**Required task**
Leave out the pictures and set down exactly the lines from the start of the listing through the one with "import * as", both included.

**Data records**
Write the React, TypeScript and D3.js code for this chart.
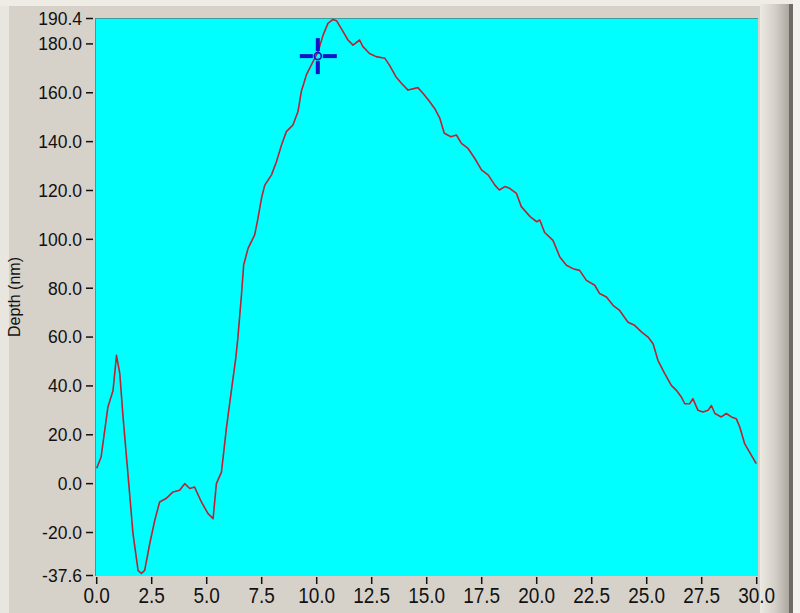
import React from "react";
import * as d3 from "d3";

const positions = [0, 0.2, 0.51, 0.74, 0.9, 1.05, 1.2, 1.42, 1.65, 1.88, 2.03, 2.18, 2.41, 2.64, 2.86, 3.15, 3.47, 3.77, 4.0, 4.23, 4.45, 4.76, 5.06, 5.29, 5.44, 5.67, 5.9, 6.12, 6.32, 6.42, 6.58, 6.68, 6.88, 7.18, 7.33, 7.49, 7.64, 7.94, 8.17, 8.4, 8.62, 8.92, 9.15, 9.3, 9.53, 9.83, 10.06, 10.29, 10.51, 10.74, 10.9, 11.2, 11.42, 11.65, 11.95, 12.1, 12.4, 12.7, 13.1, 13.3, 13.6, 13.85, 14.15, 14.6, 14.83, 15.13, 15.36, 15.6, 15.8, 16.1, 16.35, 16.58, 16.88, 17.18, 17.49, 17.8, 18.1, 18.3, 18.55, 18.77, 19.08, 19.3, 19.7, 20.0, 20.14, 20.36, 20.74, 21.05, 21.35, 21.65, 21.95, 22.26, 22.64, 22.86, 23.17, 23.47, 23.77, 24.15, 24.45, 24.76, 25.06, 25.29, 25.51, 25.82, 26.12, 26.35, 26.58, 26.73, 26.95, 27.1, 27.33, 27.56, 27.79, 27.94, 28.1, 28.39, 28.62, 28.85, 29.07, 29.23, 29.45, 29.76, 29.98];

const depths = [6.3, 10.9, 31.4, 38, 52.5, 45, 27, 4, -20.5, -35.5, -36.8, -35.5, -24.6, -15, -7.5, -6.1, -3.4, -2.7, 0, -2, -1.4, -7.5, -12.3, -14.3, 0, 4.7, 23, 38, 51.3, 60, 77.2, 89.5, 96.3, 101.8, 108.6, 116.8, 122.2, 126.3, 131.8, 138.6, 144.1, 146.8, 152.3, 160.5, 167.3, 172.7, 176.8, 183.6, 188.4, 190.0, 189.5, 185, 181.6, 179.5, 181.6, 178.9, 176.1, 174.8, 174.1, 171.4, 166.6, 163.9, 161.1, 162.1, 159.8, 156.4, 153.6, 149.5, 143.4, 142, 142.7, 139.3, 137.2, 133.2, 128.4, 126.3, 122.2, 120.2, 121.6, 120.9, 118.8, 113.4, 109.3, 107.2, 107.9, 102.8, 99.6, 92.8, 89.4, 88, 87.3, 83.2, 81.2, 77.8, 76.4, 73, 70.9, 66.1, 64.8, 62.1, 60, 57.3, 50.5, 45, 40.2, 38.2, 35.4, 32.7, 32.7, 34.8, 30, 29.3, 30, 32, 28.7, 27.3, 28.7, 27.3, 26.6, 23.2, 16.4, 11.6, 8.2];

const yTicks = [190.4, 180, 160, 140, 120, 100, 80, 60, 40, 20, 0, -20, -37.6];
const xTicks = [0, 2.5, 5, 7.5, 10, 12.5, 15, 17.5, 20, 22.5, 25, 27.5, 30];
const yDomain = [-37.6, 190.4];
const xDomain = [0, 30];
const cursorPoint = [10.05, 175];
const yTitle = "Depth (nm)";

export default function App() {
  const W = 800, H = 613;
  const plotL = 95, plotR = 758, plotT = 18, plotB = 576;
  const x = d3.scaleLinear().domain(xDomain).range([96.7, 756.7]);
  const y = d3.scaleLinear().domain(yDomain).range([575.5, 18.5]);
  const data = positions.map((p, i) => [p, depths[i]] as [number, number]);
  const line = d3.line<[number, number]>().x(d => x(d[0])).y(d => y(d[1]));
  const cx = x(cursorPoint[0]);
  const cy = y(cursorPoint[1]);
  const font = "'Liberation Sans', Arial, sans-serif";
  const blue = "#1414c4";
  return (
    <svg width={W} height={H} style={{ position: "absolute", left: 0, top: 0 }} xmlns="http://www.w3.org/2000/svg">
      <defs>
        <linearGradient id="frameR" x1="0" x2="1" y1="0" y2="0">
          <stop offset="0" stopColor="#ece9e2" />
          <stop offset="0.5" stopColor="#d4d0c8" />
          <stop offset="1" stopColor="#a9a59e" />
        </linearGradient>
        <clipPath id="plotClip">
          <rect x={plotL} y={plotT} width={plotR - plotL} height={plotB - plotT} />
        </clipPath>
      </defs>
      <rect x={0} y={0} width={W} height={H} fill="#d6d2ca" />
      <rect x={0} y={0} width={9} height={H} fill="#e9e6df" />
      <rect x={0} y={0} width={W} height={6} fill="#efece6" />
      <rect x={760} y={4} width={30} height={H - 4} fill="url(#frameR)" />
      <rect x={789} y={4} width={4} height={H - 4} fill="#6f6b65" />
      <rect x={793} y={0} width={7} height={H} fill="#f4f2ee" />
      <rect x={plotL} y={plotT} width={plotR - plotL} height={plotB - plotT} fill="#00ffff" />
      <line x1={plotL} y1={plotT + 0.5} x2={plotR} y2={plotT + 0.5} stroke="#3a9c9c" strokeWidth={1} />
      <line x1={plotL + 0.5} y1={plotT} x2={plotL + 0.5} y2={plotB} stroke="#3a9c9c" strokeWidth={1} />
      <path d={line(data) || ""} fill="none" stroke="#bb2233" strokeWidth={1.6} strokeLinejoin="round" clipPath="url(#plotClip)" />
      <g fill={blue}>
        <rect x={cx - 18} y={cy - 2} width={13} height={4} />
        <rect x={cx + 5} y={cy - 2} width={14} height={4} />
        <rect x={cx - 2} y={cy - 18} width={4} height={13} />
        <rect x={cx - 2} y={cy + 5} width={4} height={13} />
      </g>
      <circle cx={cx} cy={cy} r={3.5} fill="none" stroke={blue} strokeWidth={1.6} />
      <g fontFamily={font} fill="#111">
        {yTicks.map(t => (
          <g key={"y" + t}>
            <text x={82} y={y(t)} dy="0.36em" fontSize={17.5} textAnchor="end">{t.toFixed(1)}</text>
            <line x1={86} x2={93} y1={y(t)} y2={y(t)} stroke="#111" strokeWidth={1.5} />
          </g>
        ))}
        {xTicks.map(t => (
          <g key={"x" + t}>
            <line x1={x(t)} x2={x(t)} y1={577} y2={584} stroke="#111" strokeWidth={1.5} />
            <g transform={`translate(${x(t)},603) scale(1,1.15)`}>
              <text x={0} y={0} fontSize={19} textAnchor="middle">{t.toFixed(1)}</text>
            </g>
          </g>
        ))}
        <text transform={`translate(20,297) rotate(-90)`} fontSize={16} textAnchor="middle">{yTitle}</text>
      </g>
    </svg>
  );
}
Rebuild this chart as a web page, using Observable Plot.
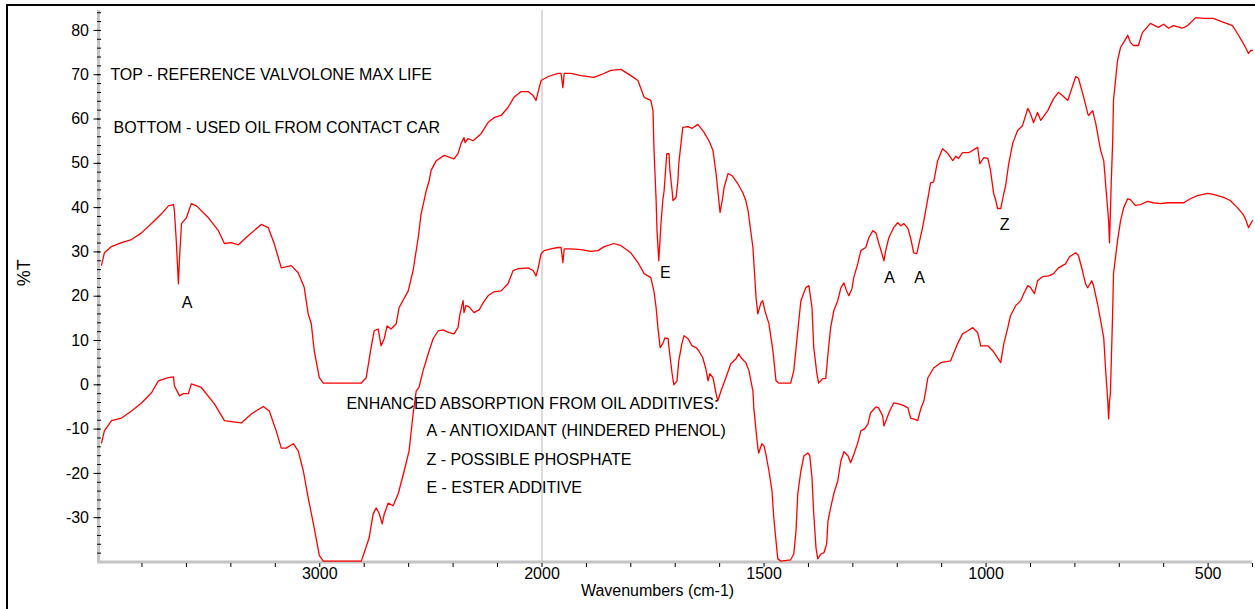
<!DOCTYPE html>
<html>
<head>
<meta charset="utf-8">
<script src="https://cdn.jsdelivr.net/npm/d3@7"></script>
<script src="https://cdn.jsdelivr.net/npm/@observablehq/plot@0.6"></script>
<style>
  html, body { margin: 0; padding: 0; background: #fff; overflow: hidden; }
  #wrap { position: relative; width: 1255px; height: 609px; }
  #frame { position: absolute; left: 6px; top: 4px; width: 1270px; height: 640px; border: 2px solid #000; pointer-events: none; }
</style>
</head>
<body>
<div id="wrap"><div id="frame"></div></div>
<script>
// Reference spectrum (top): [wavenumber cm-1, %T]
const topSpectrum = [[3982,27],[3969,29.8],[3937,31.2],[3892,32.1],[3847,32.8],[3802,34.3],[3757,36.4],[3712,38.6],[3681,40.4],[3658,40.7],[3654,39.3],[3645,32],[3636,22.8],[3631,28.6],[3622,36.4],[3600,37.7],[3578,40.9],[3555,40.4],[3501,37.7],[3456,34.8],[3429,31.9],[3398,32.1],[3366,31.6],[3321,33.7],[3263,36.2],[3232,35.5],[3205,31.9],[3173,26.4],[3128,26.9],[3097,25.3],[3070,22],[3052,16],[3038,13.8],[3025,7.7],[3002,1.6],[2984,0.4],[2813,0.4],[2791,1.6],[2769,8.4],[2755,12.2],[2737,12.6],[2724,8.8],[2710,10.4],[2697,13.3],[2679,12.6],[2656,13.8],[2643,17.4],[2602,21.2],[2580,25.8],[2557,33.2],[2544,38.6],[2521,43.8],[2508,46],[2499,48.4],[2476,50.6],[2440,51.8],[2396,51],[2378,52.2],[2364,54.5],[2351,55.8],[2346,54.7],[2333,55.6],[2310,55.1],[2274,56.7],[2243,59.2],[2216,60.3],[2184,60.8],[2153,62.6],[2126,64.9],[2094,66.2],[2063,66.2],[2040,65.3],[2027,64.2],[2018,66],[2004,68.7],[1986,69.6],[1964,70.3],[1957,70.3],[1953,67.1],[1950,70.3],[1935,70.3],[1912,69.8],[1883,69.4],[1867,70],[1845,71],[1822,71.2],[1800,69.8],[1784,68.7],[1770,64.9],[1755,64.2],[1750,61.9],[1748,53.6],[1743,41.6],[1741,34.8],[1737,28],[1732,36.5],[1728,41.6],[1725,43.8],[1719,52.2],[1714,52.2],[1712,48.4],[1707,43.8],[1705,41.6],[1698,42.3],[1694,46],[1692,49.9],[1683,58.1],[1671,58.3],[1662,57.9],[1649,58.8],[1635,57],[1624,55.1],[1615,52.9],[1608,47.7],[1604,43.8],[1599,38.9],[1593,42.3],[1590,44.5],[1581,47.7],[1572,47.2],[1559,45.4],[1548,43.4],[1541,41.6],[1536,39.3],[1525,31],[1518,19.7],[1514,16],[1507,18.5],[1503,19],[1498,16.7],[1489,13.8],[1480,7.7],[1473,0.9],[1467,0.4],[1440,0.4],[1433,3.2],[1424,12.2],[1417,19],[1406,21.9],[1399,22.4],[1392,17.4],[1388,8.4],[1381,2.5],[1377,0.4],[1368,1.4],[1361,1.4],[1356,7],[1350,12.9],[1343,16.7],[1334,19],[1327,21.9],[1320,23],[1314,21.2],[1309,20.1],[1302,21.7],[1298,24.2],[1289,27.3],[1282,30.3],[1271,31],[1264,33.2],[1255,34.8],[1248,34.3],[1242,32.1],[1235,29.8],[1230,28],[1226,30.3],[1219,33.2],[1208,35.5],[1199,36.6],[1192,35.9],[1185,36.4],[1176,35.3],[1170,33.2],[1163,29.8],[1156,29.6],[1152,31.4],[1143,35.5],[1136,39.3],[1129,43.2],[1125,45.6],[1118,45.8],[1109,50.6],[1098,53.3],[1086,52.2],[1075,50.6],[1068,51.6],[1062,51.1],[1053,52.4],[1039,52.4],[1019,53.6],[1014,49.9],[1005,51.3],[996,51.1],[990,48.4],[983,43.2],[978,41.6],[974,39.8],[967,39.8],[960,43.2],[956,44.9],[949,49.9],[940,54.5],[929,57.4],[918,58.5],[906,62.4],[900,61.2],[893,59.2],[884,61.5],[877,59.7],[861,61.9],[848,64.6],[837,66],[828,65.3],[816,64.2],[807,66.9],[798,69.6],[792,69.2],[780,64.9],[771,61.2],[769,60.8],[760,61.9],[753,59],[742,52.9],[735,50.6],[729,43.2],[724,37.1],[722,32.1],[718,46],[715,54.5],[713,64.2],[704,73.2],[697,76.2],[690,77.3],[681,78.9],[675,77.3],[668,76.6],[657,76.6],[648,79.5],[630,81.6],[612,80.7],[600,81.4],[589,80.5],[578,81.1],[558,80.5],[546,81.1],[528,82.9],[510,82.7],[488,82.7],[465,81.8],[445,81.1],[434,79.3],[422,77.3],[416,76.2],[409,74.8],[404,75.5],[400,75.5]];

// Used oil spectrum (bottom): [wavenumber cm-1, %T]
const bottomSpectrum = [[3982,-13.1],[3969,-10.4],[3937,-8.1],[3892,-7.5],[3847,-5.9],[3802,-4.1],[3757,-1.8],[3726,0.9],[3681,1.6],[3658,1.8],[3654,-0.2],[3631,-2.5],[3613,-2],[3591,-2],[3578,0.2],[3555,-0.2],[3533,-0.6],[3474,-4.3],[3429,-8.1],[3398,-8.3],[3353,-8.6],[3308,-6.6],[3254,-4.9],[3227,-5.9],[3196,-10.4],[3173,-14.3],[3151,-14.3],[3119,-13.3],[3097,-14.9],[3074,-19.4],[3052,-25.5],[3025,-32.3],[3002,-38.5],[2984,-39.8],[2813,-39.8],[2802,-38.2],[2778,-34.6],[2760,-29.2],[2746,-27.8],[2733,-29],[2719,-31.4],[2710,-29.2],[2692,-26.7],[2670,-27.3],[2647,-24.6],[2620,-19.4],[2598,-14.9],[2580,-6.6],[2566,-1.4],[2553,-0.5],[2535,3.2],[2512,7],[2490,10.4],[2467,12.2],[2445,12.4],[2418,11.8],[2396,11.5],[2378,12.9],[2369,16],[2355,19],[2351,16.3],[2342,17.9],[2328,17.6],[2306,16.3],[2283,16.9],[2265,18.5],[2243,20.1],[2216,21],[2184,21.2],[2153,22.8],[2130,25.8],[2108,26.2],[2063,26.4],[2040,25.8],[2027,24.6],[2018,26.2],[2004,29.6],[1995,30.3],[1980,30.7],[1964,31],[1957,31],[1953,27.6],[1950,30.7],[1935,30.7],[1912,30.5],[1890,30.1],[1874,30.3],[1860,31.2],[1838,31.9],[1822,31.4],[1800,29.8],[1784,27.6],[1770,25.1],[1755,24.2],[1748,21.2],[1743,17.4],[1739,12.9],[1734,8.4],[1728,9.3],[1723,10.6],[1716,10.4],[1714,8.4],[1707,2.5],[1703,0],[1696,0.9],[1692,5.4],[1685,9.3],[1680,11.1],[1671,10.4],[1662,8.8],[1653,8.4],[1647,7.7],[1638,6.1],[1631,3.6],[1626,0.9],[1622,2.5],[1615,1.6],[1608,-2],[1604,-3.6],[1597,-1.4],[1586,1.6],[1575,4.7],[1563,5.9],[1557,7],[1552,6.1],[1541,5],[1534,3.2],[1525,-1.4],[1523,-5.2],[1518,-10.4],[1514,-14.2],[1512,-15.4],[1505,-13.3],[1500,-13.8],[1496,-15.6],[1489,-19.4],[1482,-24],[1478,-30],[1473,-35.3],[1469,-39.3],[1462,-39.8],[1440,-39.5],[1433,-38.2],[1428,-33],[1424,-24.6],[1417,-19.4],[1410,-16],[1401,-15.4],[1397,-16],[1392,-21],[1388,-29.2],[1383,-36.8],[1379,-39.3],[1372,-38.2],[1365,-37.9],[1359,-35.9],[1356,-30.7],[1350,-27.8],[1343,-24.6],[1334,-21.7],[1327,-17.2],[1320,-15.1],[1311,-16],[1305,-17.6],[1298,-15.8],[1289,-13.1],[1282,-10.4],[1273,-9.9],[1266,-8.8],[1260,-6.3],[1248,-5],[1242,-5.2],[1233,-7],[1230,-9.3],[1224,-7.7],[1217,-5.9],[1208,-4.1],[1197,-4.3],[1185,-4.7],[1176,-5.2],[1170,-7.5],[1163,-7.7],[1154,-8.1],[1147,-5.4],[1140,-3.6],[1136,-1.4],[1131,1.6],[1118,3.8],[1102,5],[1080,5.4],[1064,9.3],[1053,11.5],[1041,12.2],[1030,12.9],[1019,11.8],[1012,8.8],[996,8.8],[985,7.7],[974,6.1],[967,5],[960,9.3],[951,12.9],[945,15.6],[933,17.9],[922,19],[915,20.6],[906,22.4],[900,22],[891,20.6],[884,23.5],[873,24.4],[859,24.6],[848,25.1],[837,26.4],[821,27.3],[812,28.9],[798,29.8],[792,29.2],[783,25.8],[776,22.8],[771,21.9],[762,23.5],[758,22.4],[749,18.3],[742,14.5],[735,10.6],[731,3.8],[726,-3.6],[724,-7.7],[722,-3.6],[720,-2],[715,16],[713,25.1],[704,32.5],[697,37.1],[690,40],[681,42],[675,41.8],[664,40.5],[652,40.7],[636,41.4],[623,41.1],[607,40.9],[591,41.1],[569,41.1],[555,41.1],[540,42],[524,42.7],[501,43.2],[488,43],[465,42.3],[450,41.6],[434,40],[422,38.6],[416,37.5],[409,35.5],[400,37.1]];

// Axis ticks
const xTickValues = [3800,3600,3400,3200,3000,2800,2600,2400,2200,2000,1900,1800,1700,1600,1500,1400,1300,1200,1100,1000,900,800,700,600,500,400];
const xTickLabels = [3000, 2000, 1500, 1000, 500];
const yMajorTicks = [-30,-20,-10,0,10,20,30,40,50,60,70,80];
const yMinorTicks = d3.range(-38, 85, 2);

// Annotation notes (left aligned): [text, wavenumber, %T]
const notes = [
  ["TOP - REFERENCE VALVOLONE MAX LIFE", 3942, 70],
  ["BOTTOM - USED OIL FROM CONTACT CAR", 3928, 58],
  ["ENHANCED ABSORPTION FROM OIL ADDITIVES:", 2880, -4.4],
  ["A - ANTIOXIDANT (HINDERED PHENOL)", 2520, -10.5],
  ["Z - POSSIBLE PHOSPHATE", 2520, -16.9],
  ["E - ESTER ADDITIVE", 2520, -23.3]
];
// Peak markers (centred): [text, wavenumber, %T]
const peakLabels = [
  ["A", 3597, 18.4],
  ["E", 1722, 25.2],
  ["A", 1217, 24.2],
  ["A", 1150, 24.2],
  ["Z", 958, 36]
];

const chart = Plot.plot({
  width: 1255,
  height: 609,
  marginLeft: 97,
  marginRight: 3,
  marginTop: 10,
  marginBottom: 47.5,
  style: {fontFamily: "'Liberation Sans', Arial, sans-serif", fontSize: "16px", background: "transparent", color: "#000"},
  x: {type: "linear", domain: [4000, 2000, 400], range: [97, 541.5, 1252]},
  y: {domain: [-40, 84.5]},
  marks: [
    Plot.ruleX([2000], {stroke: "#c4c4c4", strokeWidth: 1.2}),
    Plot.ruleY([-40], {stroke: "#c4c4c4", strokeWidth: 3, x1: 4000, x2: 400}),
    Plot.ruleX([4000], {stroke: "#c4c4c4", strokeWidth: 3, dx: 1}),
    Plot.axisX({ticks: xTickValues, tickSize: 4, tickFormat: () => "", label: null, dy: 1.5, stroke: "#000"}),
    Plot.text(xTickLabels, {x: d => d, text: d => String(d), frameAnchor: "bottom", dy: 16.5, fontWeight: d => d === 2000 ? "bold" : "normal", fill: "#000"}),
    Plot.axisY({ticks: yMinorTicks, tickSize: 4, tickFormat: () => "", label: null, dx: 4, stroke: "#000"}),
    Plot.axisY({ticks: yMajorTicks, tickSize: 6, tickPadding: 5, tickFormat: d => String(d), label: null, dx: 2.5, stroke: "#000", fill: "#000"}),
    Plot.line(topSpectrum, {x: d => d[0], y: d => d[1], stroke: "#ff0000", strokeWidth: 1.3}),
    Plot.line(bottomSpectrum, {x: d => d[0], y: d => d[1], stroke: "#ff0000", strokeWidth: 1.3}),
    Plot.text(notes, {x: d => d[1], y: d => d[2], text: d => d[0], textAnchor: "start", fill: "#000"}),
    Plot.text(peakLabels, {x: d => d[1], y: d => d[2], text: d => d[0], textAnchor: "middle", fill: "#000"}),
    Plot.text(["%T"], {frameAnchor: "left", rotate: -90, dx: -73, fill: "#000", fontSize: 18}),
    Plot.text(["Wavenumbers (cm-1)"], {frameAnchor: "bottom", dx: -17.5, dy: 34, fill: "#000", fontSize: 16})
  ]
});
chart.style.position = "absolute";
chart.style.left = "0";
chart.style.top = "0";
document.getElementById("wrap").prepend(chart);
</script>
</body>
</html>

**Correct output**
Write the React, TypeScript and D3.js code for this chart.
import React from "react";
import * as d3 from "d3";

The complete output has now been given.